Section 11.  Rights of Participants

         11.1 Board Membership. All Participants who are Directors understand
              ----------------
that they are elected by the shareholders of a Participating Subsidiary and
nothing in this Plan shall interfere with or limit in any way the manner in
which a Director is elected and serves in such capacity nor confer upon a
Participant any additional right to continue to serve as a Director. All
Participants who are Advisory Directors understand that they are appointed by
the management of a Participating Subsidiary and nothing in this Plan shall
interfere with or limit the manner in which an Advisory Director is appointed
and serves in such capacity nor confer upon a Participant any additional right
to continue to serve as an Advisory Director.

         11.2 No Inference. Nothing herein shall be construed to create any
              ------------
employment relationship between any Participant and the Company or any
Participating Subsidiary nor infer that any Advisory Director performs any
policy-making function for, or participation in the control of, the Company or
any Participating Subsidiary.

Section 12.  Administration

         12.1 Administration. The Committee shall be responsible for the
              --------------
administration of the Plan. The Committee is authorized to interpret the Plan,
to prescribe, amend, and rescind rules and regulations relating to the Plan,
provide for conditions and assurances deemed necessary or advisable to protect
the interests of the Company and the Participating Subsidiaries, and to make all
other determinations necessary or advisable for the administration of the Plan
or to delegate such duties to the Plan Administrator. Any determination of the
Committee or interpretation or other action made or taken by the Committee with
respect to the Plan, shall be final, binding and conclusive for all purposes and
upon all persons whomsoever. The Committee shall appoint a Plan Administrator to
assist in carrying out the operations of the Plan.

                                       6


         12.2 Annual Reports. The Plan Administrator shall render annually a
              --------------
written report to each Participant which shall set forth, at a minimum, the
Participant's account balances as of the end of the most recent Plan Year.

         12.3 Costs. Participants shall bear costs equal to the costs incurred
              -----
by the Trust related to the purchase and sale of Stock by the Trust. The
Participating Subsidiaries shall pay all other costs of the Plan and the Trust.

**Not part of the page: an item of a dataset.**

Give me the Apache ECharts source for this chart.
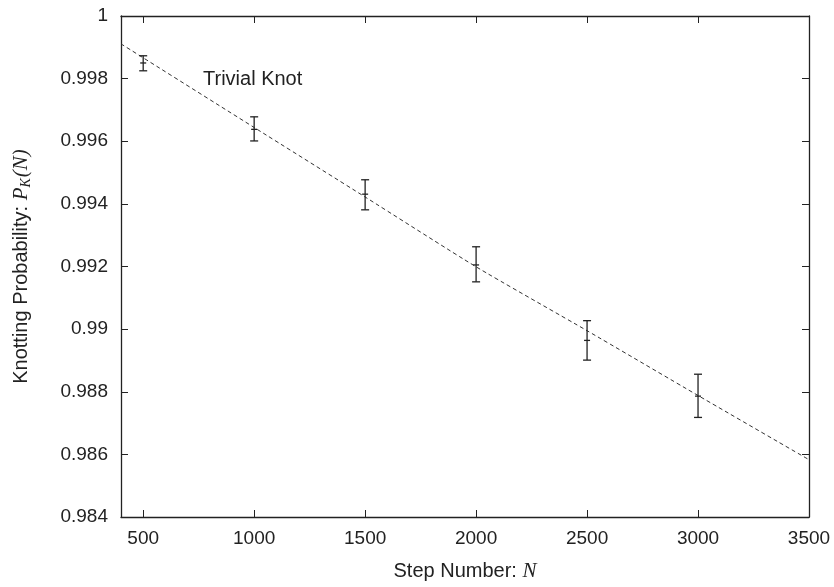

Section 13.  Amendment or Termination of the Plan

         13.1 Amendment or Termination of the Plan. The board of directors of
              ------------------------------------
the Company may amend, terminate, or suspend the Plan at any time. Any such
amendment, termination, or suspension of the Plan shall be effective on such
date as such board of directors may determine. An amendment or modification of
the Plan may affect Participants at the time thereof as well as future
Participants, but no amendment or modification of the Plan for any reason may
diminish any Participant's account as of the effective date thereof. Upon Plan
termination, Subsection 8.2 shall apply as if the Plan termination date were the
termination of service date.

Section 14.      Change in Control

         14.1 Notwithstanding anything in this Plan to the contrary, in the
event of a Change in Control: (a) the provisions set forth in Section 8.2
relating to the recomputation of a Participant's account shall no longer apply
such that, upon distribution of a Participant's account, such Participant shall
be entitled to the full value of all Performance Units being distributed without
forfeiture or recomputation of any kind; (b) all amounts that would mature
within twelve (12) months of such Change in Control shall be deemed to have
matured and be paid in full promptly, and in any event within thirty (30) days,
following such Change in Control; and (c) with respect to all amounts that would
mature more than twelve (12) months following such Change in Control,
Participants shall be entitled to elect, as of the date of such Change in
Control, to have such amounts mature and be paid on the first anniversary of
such Change in Control or as of the date they would otherwise mature under the
terms of the Plan.

Section 15.  Requirements of Law

         15.1 Governing Law. The Plan, and all agreements hereunder, shall be
              -------------
construed in accordance with and governed by the laws of the State of Texas.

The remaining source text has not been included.